« On a trouvé des preuves que c’est l’élevage de bétail, et non la culture de coca qui constitue le principal moteur de la déforestation illégale », rapportent des scientifiques colombiens et américains, dans leur article « L’expansion post-conflit de la culture de la coca et de l’élevage illicite de bétail en Colombie », publié dans la revue « Scientific reports » le 3 février 2023.
Paulo Murillo-Sandoval et son équipe ont rendu ce constat possible grâce à la télédétection par images satellitaires. « On constate une conversion récente et explosive des forêts en faveur de l’élevage de bétail illicite dans des zones protégées », expose l’équipe de scientifiques. Et cette augmentation en flèche coïncide avec la reprise du territoire par le gouvernement après la démobilisation du groupement armé des Farc en 2016. L’occasion pour les propriétaires fonciers d’accaparer les espaces désormais disponibles.
Un jeu de pouvoir
Si le bénéfice est économique – le défrichage et l’implantation de pâturages sont peu coûteux — il est surtout politique. En réalité, l’élevage de bétail permet de justifier l’existence et l’utilité des grandes propriétés foncières amazoniennes. Les ranchers acquièrent des terres pour « renforcer leur poids politique ». Par divers mécanismes légaux ou illégaux, l’enjeu est de « contrôler les gouvernements et les institutions locales ».

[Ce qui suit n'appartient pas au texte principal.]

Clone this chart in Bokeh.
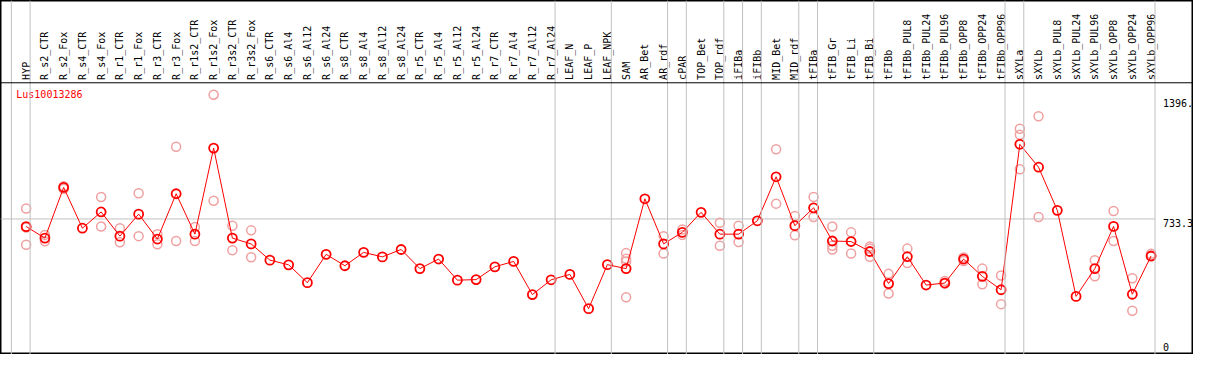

L’objectif ? Pousser en faveur de l’accumulation des terres. Les grands propriétaires fonciers sont ainsi favorisés par rapport aux petits exploitants grâce aux politiques foncières. Enfin, cela garantit le contrôle du territoire et des ressources, dans un contexte de conflits armés.
Une menace pour la forêt
Et si c’est l’élevage de bétail qui se transforme en outil politique pour gagner du terrain, c’est bien parce que cela semble être la seule alternative agricole viable à la culture de coca. Cultiver de la coca nécessite un espace plus restreint, alors que l’élevage demande de la place.
De fait, « l’activité s’étale dans toute l’Amazonie, et s’enfonce inexorablement de plus en plus profondément dans la forêt ». De quoi identifier cette tendance comme une nouvelle menace pour la conservation des forêts en Amazonie.